I think the issue is probably this paragraph:
“Parents are rarely the focus of YA books, and only infrequently are they allowed to be fully realized characters with emotional depth. They can lend such dimension to books, though, that it’s a shame they don’t get more development.”
I don’t think, despite the use of the word “focus,” that the post is arguing “where are the parents that are main characters in YA?” for the simple reason that a YA book about parents is not actually YA. I think it’s more arguing that it would be nice to see parents in YA who actually act like real people, and not like plot contrivances. You don’t have to make a parent the focus of a story in order to make them interesting, any more than you have to make all your secondary characters less interesting so that everyone cares about your MC by comparison.
“Between Mom and Jo” by Julie Anne Peters is a YA novel about a straight teen boy with lesbian parents. I haven’t read it in several years but I seem to recall it filling quite nicely the gap in publication discussed here. True, the protagonist isn’t gay, but it is a story where the parents are fully-developed characters. I think, when well done, that YA stories with complex parent characters are something that does interest some teens and I’d like to see more of this in non-queer YA too.
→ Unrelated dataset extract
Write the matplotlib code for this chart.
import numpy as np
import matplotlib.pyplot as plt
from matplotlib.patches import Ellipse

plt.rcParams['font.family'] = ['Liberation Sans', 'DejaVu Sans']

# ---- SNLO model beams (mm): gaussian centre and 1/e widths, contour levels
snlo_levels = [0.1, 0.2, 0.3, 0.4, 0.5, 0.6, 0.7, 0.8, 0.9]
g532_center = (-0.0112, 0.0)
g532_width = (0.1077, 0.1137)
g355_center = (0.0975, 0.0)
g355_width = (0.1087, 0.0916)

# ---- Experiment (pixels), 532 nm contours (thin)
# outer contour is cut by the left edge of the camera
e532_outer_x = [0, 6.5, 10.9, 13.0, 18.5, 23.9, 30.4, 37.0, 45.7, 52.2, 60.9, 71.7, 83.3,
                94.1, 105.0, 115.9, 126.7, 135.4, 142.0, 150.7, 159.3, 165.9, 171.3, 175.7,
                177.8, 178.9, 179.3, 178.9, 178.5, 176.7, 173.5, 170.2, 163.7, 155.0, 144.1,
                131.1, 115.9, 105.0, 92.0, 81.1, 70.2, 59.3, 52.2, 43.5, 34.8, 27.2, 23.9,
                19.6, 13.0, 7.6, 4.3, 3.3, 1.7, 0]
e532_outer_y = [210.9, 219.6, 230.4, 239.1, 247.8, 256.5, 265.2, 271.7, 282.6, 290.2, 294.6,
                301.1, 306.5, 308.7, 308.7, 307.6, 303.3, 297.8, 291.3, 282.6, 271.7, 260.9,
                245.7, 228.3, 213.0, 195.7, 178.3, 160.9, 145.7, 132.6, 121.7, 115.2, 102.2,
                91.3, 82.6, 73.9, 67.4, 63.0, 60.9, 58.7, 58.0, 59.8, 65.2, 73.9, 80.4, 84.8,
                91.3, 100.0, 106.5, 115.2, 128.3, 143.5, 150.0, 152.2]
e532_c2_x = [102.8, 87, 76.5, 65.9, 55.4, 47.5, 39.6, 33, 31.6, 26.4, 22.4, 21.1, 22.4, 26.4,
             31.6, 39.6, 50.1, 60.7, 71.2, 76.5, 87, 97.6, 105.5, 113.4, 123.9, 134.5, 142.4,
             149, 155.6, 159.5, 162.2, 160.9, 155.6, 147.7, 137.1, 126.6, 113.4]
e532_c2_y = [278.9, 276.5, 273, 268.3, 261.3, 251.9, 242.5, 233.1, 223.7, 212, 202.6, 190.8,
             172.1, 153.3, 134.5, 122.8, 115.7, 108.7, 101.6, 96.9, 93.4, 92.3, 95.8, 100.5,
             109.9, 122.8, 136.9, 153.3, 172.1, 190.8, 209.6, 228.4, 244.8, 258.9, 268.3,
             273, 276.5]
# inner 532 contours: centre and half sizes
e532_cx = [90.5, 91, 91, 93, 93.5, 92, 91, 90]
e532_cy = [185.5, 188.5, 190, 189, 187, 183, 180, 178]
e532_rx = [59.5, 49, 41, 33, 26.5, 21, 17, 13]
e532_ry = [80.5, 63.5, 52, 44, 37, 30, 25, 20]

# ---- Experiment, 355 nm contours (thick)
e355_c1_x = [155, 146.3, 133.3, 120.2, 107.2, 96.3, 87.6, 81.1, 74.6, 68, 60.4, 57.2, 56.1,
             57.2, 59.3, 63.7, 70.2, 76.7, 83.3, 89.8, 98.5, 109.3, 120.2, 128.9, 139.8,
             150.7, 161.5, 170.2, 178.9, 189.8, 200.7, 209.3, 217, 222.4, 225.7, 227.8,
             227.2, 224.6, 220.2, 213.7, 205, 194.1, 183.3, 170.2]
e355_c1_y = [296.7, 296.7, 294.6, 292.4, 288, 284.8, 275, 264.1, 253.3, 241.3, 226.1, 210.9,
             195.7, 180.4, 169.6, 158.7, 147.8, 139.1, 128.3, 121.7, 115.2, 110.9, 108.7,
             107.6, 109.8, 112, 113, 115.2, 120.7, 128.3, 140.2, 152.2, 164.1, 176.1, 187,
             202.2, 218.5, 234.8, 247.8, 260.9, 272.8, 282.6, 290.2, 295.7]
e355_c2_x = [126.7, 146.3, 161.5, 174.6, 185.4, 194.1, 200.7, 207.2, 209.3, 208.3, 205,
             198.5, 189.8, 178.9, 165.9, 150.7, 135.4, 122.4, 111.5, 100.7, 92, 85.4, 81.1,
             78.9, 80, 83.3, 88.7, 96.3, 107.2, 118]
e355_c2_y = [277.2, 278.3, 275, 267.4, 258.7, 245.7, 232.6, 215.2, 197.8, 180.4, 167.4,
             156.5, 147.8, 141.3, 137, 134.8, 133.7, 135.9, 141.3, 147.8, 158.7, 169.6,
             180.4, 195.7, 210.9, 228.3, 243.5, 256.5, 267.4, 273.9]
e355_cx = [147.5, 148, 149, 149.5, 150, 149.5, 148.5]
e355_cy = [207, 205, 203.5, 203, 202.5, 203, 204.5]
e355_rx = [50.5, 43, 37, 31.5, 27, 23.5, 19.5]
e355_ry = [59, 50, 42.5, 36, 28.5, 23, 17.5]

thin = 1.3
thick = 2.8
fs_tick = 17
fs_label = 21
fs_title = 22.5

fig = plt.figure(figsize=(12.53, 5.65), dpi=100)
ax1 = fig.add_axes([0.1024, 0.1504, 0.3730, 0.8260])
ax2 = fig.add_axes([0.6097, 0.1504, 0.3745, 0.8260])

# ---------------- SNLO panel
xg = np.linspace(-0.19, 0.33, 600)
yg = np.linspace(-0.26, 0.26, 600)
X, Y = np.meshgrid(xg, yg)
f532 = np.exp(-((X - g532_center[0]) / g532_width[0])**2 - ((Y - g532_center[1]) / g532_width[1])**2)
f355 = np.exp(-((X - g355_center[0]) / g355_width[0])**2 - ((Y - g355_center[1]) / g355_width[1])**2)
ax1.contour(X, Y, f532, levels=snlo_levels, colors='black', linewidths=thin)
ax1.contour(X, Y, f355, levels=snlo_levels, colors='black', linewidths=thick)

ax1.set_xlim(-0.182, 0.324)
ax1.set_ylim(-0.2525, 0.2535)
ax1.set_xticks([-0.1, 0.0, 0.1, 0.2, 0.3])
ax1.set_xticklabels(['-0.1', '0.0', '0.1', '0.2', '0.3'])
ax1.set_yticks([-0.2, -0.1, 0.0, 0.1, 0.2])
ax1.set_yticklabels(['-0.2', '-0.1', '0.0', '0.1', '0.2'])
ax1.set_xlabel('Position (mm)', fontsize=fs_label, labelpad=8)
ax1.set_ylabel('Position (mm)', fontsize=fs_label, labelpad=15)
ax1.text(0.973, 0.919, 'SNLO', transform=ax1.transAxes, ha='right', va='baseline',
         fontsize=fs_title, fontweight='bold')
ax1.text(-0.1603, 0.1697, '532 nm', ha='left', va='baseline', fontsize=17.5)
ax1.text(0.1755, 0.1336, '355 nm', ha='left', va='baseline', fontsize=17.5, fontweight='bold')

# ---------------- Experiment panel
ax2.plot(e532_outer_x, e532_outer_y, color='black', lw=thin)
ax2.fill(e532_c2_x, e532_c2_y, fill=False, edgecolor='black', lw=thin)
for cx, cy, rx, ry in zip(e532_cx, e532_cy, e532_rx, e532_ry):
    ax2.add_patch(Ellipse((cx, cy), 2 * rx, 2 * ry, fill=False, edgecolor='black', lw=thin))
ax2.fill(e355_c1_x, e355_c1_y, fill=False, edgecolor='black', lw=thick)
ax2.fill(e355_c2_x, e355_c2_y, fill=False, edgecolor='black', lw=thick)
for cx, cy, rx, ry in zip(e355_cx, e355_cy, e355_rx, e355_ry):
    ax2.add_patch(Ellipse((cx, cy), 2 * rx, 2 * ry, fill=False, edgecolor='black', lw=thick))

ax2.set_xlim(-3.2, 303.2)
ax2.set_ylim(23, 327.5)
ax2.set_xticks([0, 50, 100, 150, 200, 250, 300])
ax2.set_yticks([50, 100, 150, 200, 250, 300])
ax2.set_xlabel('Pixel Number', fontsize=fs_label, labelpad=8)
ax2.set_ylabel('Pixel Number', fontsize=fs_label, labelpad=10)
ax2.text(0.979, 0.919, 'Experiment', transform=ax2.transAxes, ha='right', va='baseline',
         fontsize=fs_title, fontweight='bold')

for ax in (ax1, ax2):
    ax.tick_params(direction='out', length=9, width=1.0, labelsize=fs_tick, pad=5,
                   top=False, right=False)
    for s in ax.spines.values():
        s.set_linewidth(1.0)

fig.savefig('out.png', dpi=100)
Definitely a fantastic point brought up. Just in my life I’ve met and/or known some people that didn’t face any resistance when they came out. But, it’s so few and far between when that actually happens, it’s not surprising there are no YA books featuring it.
And more importantly. I feel like, it ought to be that way. Because I am a product of the knee-jerk religious reaction, and so many others are as well. I feel like a happy accepting book would be amazing. But ultimately detrimental to a young person in that type of situation.
Because if that’s the first thing they read and don’t properly reason it out comparing it to their parents. OR like you said the ones in the book could be religious AND accepting. Should that not occur in their situation it could be very dangerous. If they are in fact expecting that type of open acceptance.